# What breeds are these hens?



## dls1987 (Aug 1, 2016)

Can anyone tell me what breed these hens are? Thanks!


----------



## Nm156 (May 16, 2015)

#1 Buff Orpington
#2 &3 Red Sex Links 
#4 Black white bird is a roo


----------



## Cockadoodledoo (Jan 28, 2016)

3 of them look like Red Stars or Red sex links.


----------



## robin416 (Sep 8, 2013)

I was thinking BO on the first bird too but we all know I stink when it comes to IDing anything that isn't a Silkie.


----------



## seminole wind (Aug 22, 2015)

I thought BO on the first one too.


----------



## Cockadoodledoo (Jan 28, 2016)

That's was my first thought on that one as well.


----------



## robin416 (Sep 8, 2013)

I got one right. Finally.


----------



## GitaBooks (Feb 12, 2016)

Looks to me like all the hens are Red-stars/Cinnamon Queens/Red Sex-link hens because of their shape and coloration. The rooster looks to be a Silver-pencilled Rock.
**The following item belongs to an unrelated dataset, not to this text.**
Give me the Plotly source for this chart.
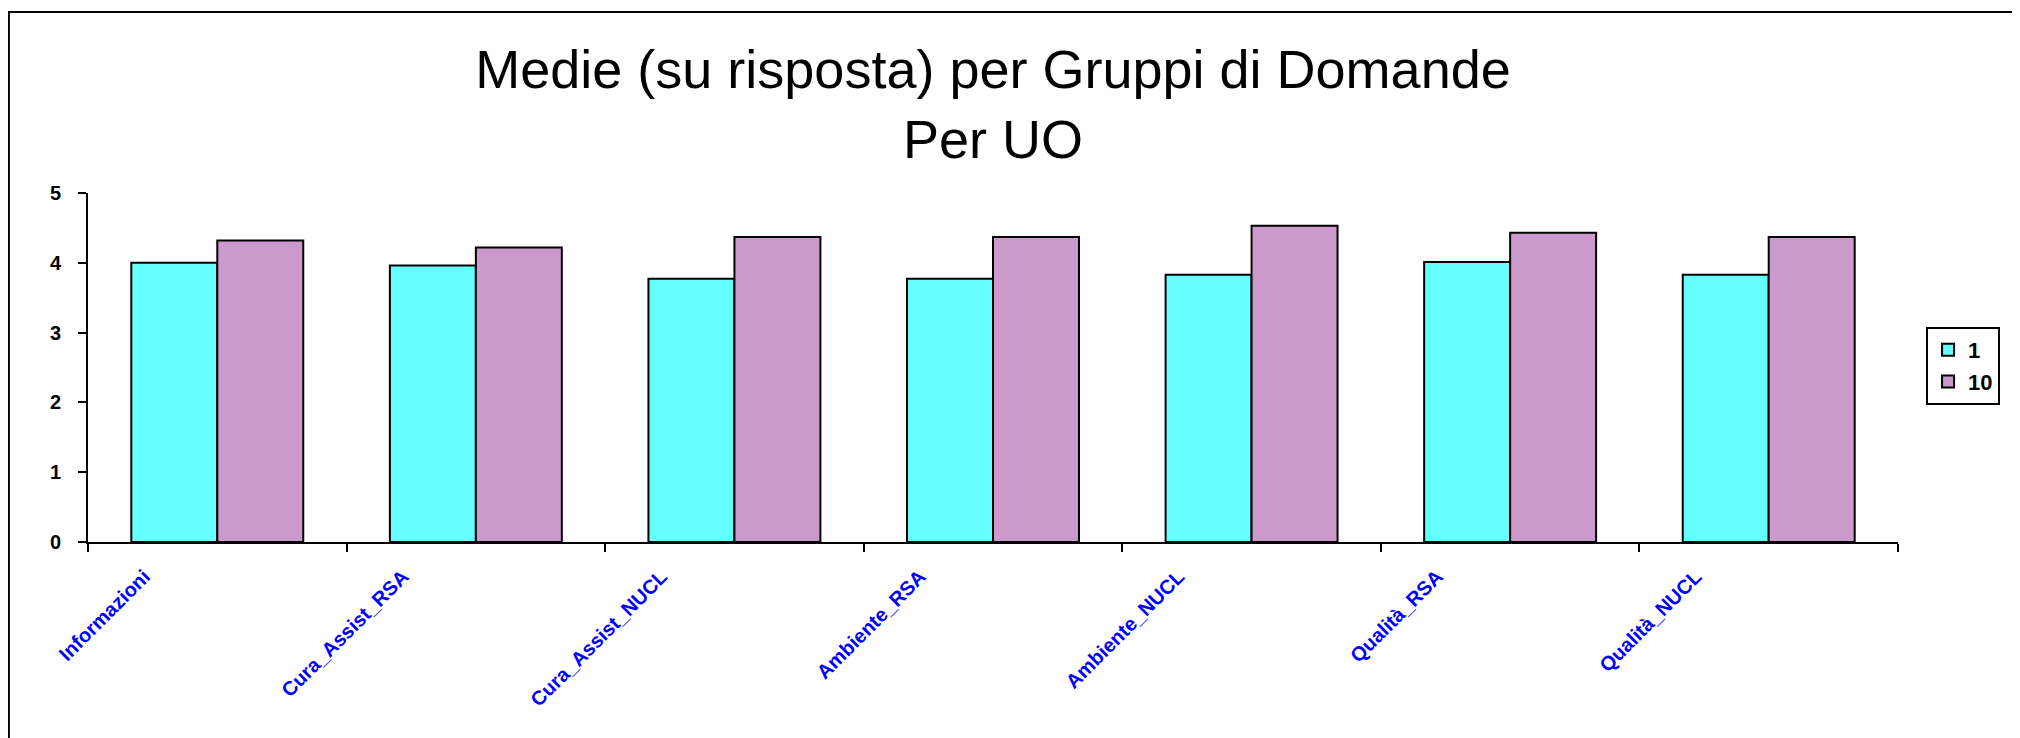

They look very content to chill in their run. : )


----------



## hildar (Oct 3, 2013)

Looks like a buff Orpington and red sex links to me the rooster I would go with a rock look to me. I found out I have 2 red sex links and where I have 3 pure white hens or cockerels I am wondering if one is the rooster?


----------



## seminole wind (Aug 22, 2015)

It's almost like common sense would say 3 red sex links and a roo. That would include the Orp. But she looks like an Orp.


----------



## GitaBooks (Feb 12, 2016)

The top hen is not the correct shape or color to be a Buff Orpington. They have lighter leg skin, thicker feathering, a smaller comb and no white showing through on the back or streaks of gold on the neck. I keep both breeds, and white it can be hard to tell the difference, the buff birds are lighter and more orange with less of a "red/gold" look to them.


----------